You don’t really imitate Claus in the performance so much as just use his words.
I’m not that kind of actor. I don’t transform physically or in attitude. I felt that the most special thing was that it’s his words, it’s his sentences, it’s the way he said it, and I take it in my mouth now. I’m speaking him. That is very special.
I put sunglasses on, that’s all. For the rest, I’m very much Josse De Pauw onstage. I can do that because I agree with almost everything he says. I have the same sympathy for lies as a technique of survival. That’s what he said: the world can be saved by lies, but the lies cannot be believed or otherwise they’re not worth anything. But if it’s a way of taking lies and making a life out of them, then yes. I’m an actor, I do theatre, it’s the same system. You have an agreement with the audience. We’re going to lie up here about something, and, in that way, we’re going to find the truth.
Did the piece change for you after Hugo died?
All of a sudden, the play was very worthwhile – to let people hear what he said, how he thought about his life. I wanted him in the front row, I wanted to do this performance for him. But still, there was something very right about it. The emphasis of certain lines changed, of course, like what he says about dying. But it fit the situation very much. He always said he would decide when he died.
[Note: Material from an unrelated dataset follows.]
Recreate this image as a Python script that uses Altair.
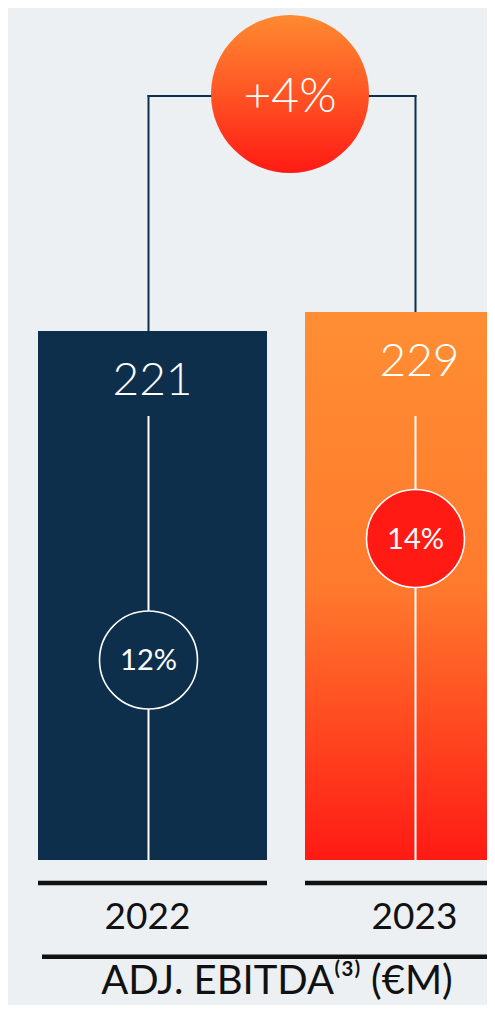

And he did. Which we all know must take some courage.
Why are you doing a French version? Why not just surtitles?
I was born in Belgium; I’ve lived all my life in both languages. I like the idea of doing a play in both languages. Also, there are other kinds of plays that are easier to surtitle because there are other things happening on stage. Here it would be hard. You’d have to read the whole time.
If you had to describe Hugo Claus in a few words, what would you say?
Great poet. Very charming. Stubborn in a good way. Very un-Flemish.
What does “un-Flemish” mean?
Flemish people like very much when you are that or that. Claus didn’t fit into any category. And if he felt that he was fitting in something, he would fight to get out of it. He made his own life, his own decisions.